11:05 – 11:35: Impact of RoCE Congestion Control Policies on Distributed Training of DNNs
Authors: Tarannum Khan, Saeed Rashidi, Pallavi Shurpali, Aditya Akella, Tushar Krishna and Srinivas Sridharan
RDMA over Converged Ethernet (RoCE) has gained significant attraction for datacenter networks due to its compatibility with conventional Ethernet-based fabric. However, the RDMA protocol is efficient only on (nearly) lossless networks, emphasizing the important role of congestion control on RoCE networks. Unfortunately, the native RoCE congestion control scheme, which is based on Priority Flow Control (PFC), suffers from many drawbacks such as unfairness, head-of-line-blocking, and deadlock. Therefore, in recent years many schemes are proposed to provide an additional congestion control for RoCE networks to minimize PFC drawbacks. However, these schemes are proposed for general datacenter environments.
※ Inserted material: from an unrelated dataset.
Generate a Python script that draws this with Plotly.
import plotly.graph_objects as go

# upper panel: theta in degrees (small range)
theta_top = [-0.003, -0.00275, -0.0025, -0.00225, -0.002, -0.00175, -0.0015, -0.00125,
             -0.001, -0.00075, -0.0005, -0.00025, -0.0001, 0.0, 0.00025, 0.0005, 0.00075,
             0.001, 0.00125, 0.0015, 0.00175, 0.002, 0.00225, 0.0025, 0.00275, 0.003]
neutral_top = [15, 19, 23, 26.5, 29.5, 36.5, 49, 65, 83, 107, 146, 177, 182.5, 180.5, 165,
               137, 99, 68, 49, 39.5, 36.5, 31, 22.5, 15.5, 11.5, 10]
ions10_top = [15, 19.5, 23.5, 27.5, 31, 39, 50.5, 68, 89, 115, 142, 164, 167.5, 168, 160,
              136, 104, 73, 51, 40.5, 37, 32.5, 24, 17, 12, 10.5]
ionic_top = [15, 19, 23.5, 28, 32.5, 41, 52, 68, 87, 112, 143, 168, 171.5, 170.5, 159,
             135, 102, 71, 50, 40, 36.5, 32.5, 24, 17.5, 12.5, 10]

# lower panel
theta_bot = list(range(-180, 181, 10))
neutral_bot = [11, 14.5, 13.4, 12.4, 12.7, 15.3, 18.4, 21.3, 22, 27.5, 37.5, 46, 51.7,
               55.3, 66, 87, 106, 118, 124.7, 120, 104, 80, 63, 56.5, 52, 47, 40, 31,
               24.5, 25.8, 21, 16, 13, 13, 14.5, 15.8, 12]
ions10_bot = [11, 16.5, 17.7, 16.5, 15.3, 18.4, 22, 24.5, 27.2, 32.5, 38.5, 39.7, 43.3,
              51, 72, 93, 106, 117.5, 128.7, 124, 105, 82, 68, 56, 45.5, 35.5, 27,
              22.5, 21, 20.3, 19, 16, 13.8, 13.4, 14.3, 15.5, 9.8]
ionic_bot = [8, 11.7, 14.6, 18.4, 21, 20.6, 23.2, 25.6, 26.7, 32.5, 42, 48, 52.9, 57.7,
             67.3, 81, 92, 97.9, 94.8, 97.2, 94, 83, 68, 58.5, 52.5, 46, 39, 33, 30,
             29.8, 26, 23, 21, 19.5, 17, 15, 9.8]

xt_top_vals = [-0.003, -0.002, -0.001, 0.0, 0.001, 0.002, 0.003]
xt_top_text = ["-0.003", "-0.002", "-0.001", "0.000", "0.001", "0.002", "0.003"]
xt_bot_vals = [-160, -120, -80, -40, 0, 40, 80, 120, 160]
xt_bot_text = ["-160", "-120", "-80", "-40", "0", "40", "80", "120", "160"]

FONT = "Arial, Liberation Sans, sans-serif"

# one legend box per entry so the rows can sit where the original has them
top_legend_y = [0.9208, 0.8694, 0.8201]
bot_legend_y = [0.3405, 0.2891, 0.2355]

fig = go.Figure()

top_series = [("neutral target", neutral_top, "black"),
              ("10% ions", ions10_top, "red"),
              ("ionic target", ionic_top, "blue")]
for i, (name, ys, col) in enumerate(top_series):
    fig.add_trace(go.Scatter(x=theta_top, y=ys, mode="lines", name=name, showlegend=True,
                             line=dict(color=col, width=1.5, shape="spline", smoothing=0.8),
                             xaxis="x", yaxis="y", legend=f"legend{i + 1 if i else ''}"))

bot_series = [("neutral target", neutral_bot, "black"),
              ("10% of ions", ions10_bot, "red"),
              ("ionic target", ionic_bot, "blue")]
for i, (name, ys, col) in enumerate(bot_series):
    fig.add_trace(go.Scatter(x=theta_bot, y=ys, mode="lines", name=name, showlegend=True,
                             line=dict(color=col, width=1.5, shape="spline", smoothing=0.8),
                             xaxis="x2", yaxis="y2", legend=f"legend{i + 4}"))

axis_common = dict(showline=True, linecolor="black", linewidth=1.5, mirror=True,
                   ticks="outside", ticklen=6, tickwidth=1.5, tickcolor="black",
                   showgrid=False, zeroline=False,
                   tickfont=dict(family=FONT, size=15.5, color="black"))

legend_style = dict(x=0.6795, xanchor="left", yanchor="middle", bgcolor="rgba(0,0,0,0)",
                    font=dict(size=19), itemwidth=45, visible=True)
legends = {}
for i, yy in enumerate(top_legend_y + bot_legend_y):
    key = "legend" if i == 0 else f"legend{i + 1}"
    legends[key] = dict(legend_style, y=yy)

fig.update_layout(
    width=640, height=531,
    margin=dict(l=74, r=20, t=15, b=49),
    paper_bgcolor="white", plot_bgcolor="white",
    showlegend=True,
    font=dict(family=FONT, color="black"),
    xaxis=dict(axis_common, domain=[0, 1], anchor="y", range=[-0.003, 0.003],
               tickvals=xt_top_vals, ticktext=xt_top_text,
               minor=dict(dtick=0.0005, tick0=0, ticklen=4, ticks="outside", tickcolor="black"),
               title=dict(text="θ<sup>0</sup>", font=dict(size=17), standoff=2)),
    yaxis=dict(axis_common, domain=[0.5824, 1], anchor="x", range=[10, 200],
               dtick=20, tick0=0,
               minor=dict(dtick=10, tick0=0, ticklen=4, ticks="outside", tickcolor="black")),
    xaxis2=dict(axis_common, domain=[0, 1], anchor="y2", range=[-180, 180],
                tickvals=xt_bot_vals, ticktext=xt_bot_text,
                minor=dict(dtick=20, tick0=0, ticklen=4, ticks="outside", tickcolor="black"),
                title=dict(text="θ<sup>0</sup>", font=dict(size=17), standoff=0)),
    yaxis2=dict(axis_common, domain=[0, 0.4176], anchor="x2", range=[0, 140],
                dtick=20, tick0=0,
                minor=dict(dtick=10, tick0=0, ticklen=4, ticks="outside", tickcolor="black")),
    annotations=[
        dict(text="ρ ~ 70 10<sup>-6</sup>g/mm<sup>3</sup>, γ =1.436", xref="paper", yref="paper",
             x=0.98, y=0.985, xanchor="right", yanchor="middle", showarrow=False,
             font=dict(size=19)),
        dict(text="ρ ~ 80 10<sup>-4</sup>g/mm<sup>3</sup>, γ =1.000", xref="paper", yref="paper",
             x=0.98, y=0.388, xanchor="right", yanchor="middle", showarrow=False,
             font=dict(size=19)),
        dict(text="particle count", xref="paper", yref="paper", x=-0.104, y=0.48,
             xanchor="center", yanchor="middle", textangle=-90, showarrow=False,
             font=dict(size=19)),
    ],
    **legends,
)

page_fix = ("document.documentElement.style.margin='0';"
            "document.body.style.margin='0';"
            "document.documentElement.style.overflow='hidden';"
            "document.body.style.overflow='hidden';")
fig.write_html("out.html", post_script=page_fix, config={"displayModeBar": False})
In contrast to the general datacenters that are built using commodity hardware and run general-purpose workloads, high-performance distributed training platforms deploy high-end accelerators and network components, and exclusively run training workloads using collectives (All-Reduce, All-To-All) communication libraries for communication. Furthermore, these platforms usually have a private network, separating their communication traffic from the rest of the datacenter traffic. Scalable topology-aware collective algorithms are inherently designed to avoid incast patterns and balance traffic in an optimal manner. These distinct features necessitate revisiting previously proposed congestion control schemes for general purpose datacenter environments. In this paper, we provide a thorough analysis on some of the state-of-the-art RoCE congestion control schemes (DCQCN, DCTCP, TIMELY, and HPCC) vs. PFC when running on distributed training platforms. Our results indicate that previously proposed RoCE congestion control schemes have little impact on the end-to-end performance of training workloads, motivating the necessity of designing an optimized, yet low-overhead, congestion control scheme based on the characteristics of distributed training platforms and workloads.